An electrical insulator is a material that exhibits high resistance to the flow of electric current, effectively blocking the movement of electrical charge. This function stands in direct contrast to a conductor, which allows electrons to move freely through its structure. Insulators are the fundamental mechanism that allows electricity to be safely contained and directed. They ensure the reliable function of everything from household appliances to massive power transmission grids.
The Science of Electrical Insulation
The ability of a material to resist electrical flow is rooted in its atomic structure, specifically concerning its outermost electrons. These peripheral electrons, known as valence electrons, determine a material’s electrical properties. In good conductors, valence electrons are loosely held and easily detach from their parent atoms, becoming free to move when an electrical force is applied.
In contrast, the atoms of an insulating material have valence electrons that are tightly bound and require a significant amount of energy to dislodge. This strong atomic bonding prevents the formation of a stream of free electrons, which is the definition of electric current. Because the electrons are not mobile, the material offers high electrical resistivity, meaning it strongly opposes the movement of charge through its body.
Key Properties of Effective Insulators
The effectiveness of any insulating material is defined by its measurable physical and electrical characteristics, which determine its suitability for a specific application. The most important metric is dielectric strength, which is the maximum electric field intensity a material can withstand before its insulating properties fail. When the applied voltage exceeds this limit, the material suffers an electrical breakdown, often referred to as “puncture,” and temporarily or permanently becomes a conductor.
Maintaining material integrity across varying environmental conditions requires high thermal stability. A good insulator must be able to operate across a wide temperature range without significant degradation of its mechanical or electrical properties. As temperatures increase, the molecular structure of many insulators can weaken, which reduces their dielectric strength and compromises their ability to prevent current flow. Selecting an insulator involves matching a material’s inherent strength and its resistance to heat or cold with the demands of its operating environment.
Common Insulating Materials and Their Uses
Different applications require insulators with varying blends of mechanical strength, flexibility, and electrical performance. Plastics, such as Polyvinyl Chloride (PVC) and polyethylene, are the most common insulators used in residential and commercial wiring due to their flexibility, low cost, and ease of manufacturing. These polymers effectively sheath individual copper wires and bundle them into cables, offering good resistance for low and medium-voltage applications.

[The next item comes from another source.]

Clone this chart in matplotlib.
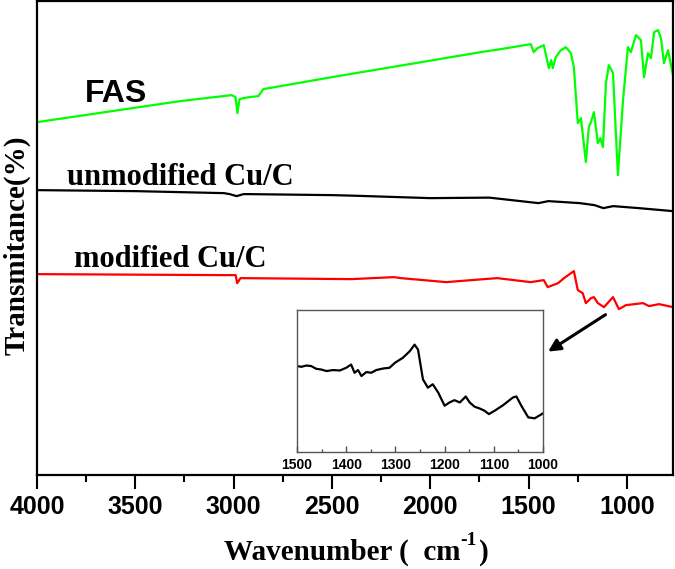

Rubber and various synthetic elastomers are favored for applications demanding high flexibility and resilience, such as protective gloves, electrical mats, and exterior coatings for heavy-duty cables. Silicone rubber, for example, maintains its insulating properties across a broad and extreme temperature range, making it suitable for automotive and aerospace components. These materials also offer a degree of water resistance, which is important for outdoor or moist environments.
For high-voltage power transmission and distribution, materials like porcelain and specialized ceramics are necessary due to their exceptional dielectric strength. These rigid materials are used in suspension insulators on power line towers, where they must withstand immense electrical stress and harsh weather conditions without failing. Glass is also used in transmission lines and some electronic components because it possesses one of the highest intrinsic dielectric strengths available.
Natural insulators, such as air, oil, and vacuum, are also employed in specific electrical systems. Air is the most widely used insulator, simply by separating conductors, but its strength is limited. In a vacuum, the absence of matter makes it an ideal insulator, often used in high-power switching devices. Liquid insulators, such as transformer oil, serve the dual purpose of insulating and cooling the internal components of large power transformers.
Practical Role in Safety and Efficiency
The functional role of electrical insulation is a necessity for safety and system performance. The primary function is to prevent electrical current from straying outside its intended path, which is especially important for human safety. By covering live conductors, insulation provides a physical barrier that prevents accidental contact, thereby eliminating the risk of electrocution and reducing the chance of electrical fires.
Insulation also plays a direct part in maintaining the overall efficiency of an electrical system. It ensures that the current flows only through the intended conductor, preventing energy loss that occurs through leakage currents. If current were allowed to leak or take an unintended shortcut, it would lead to a short circuit, which wastes energy and can cause damage to equipment.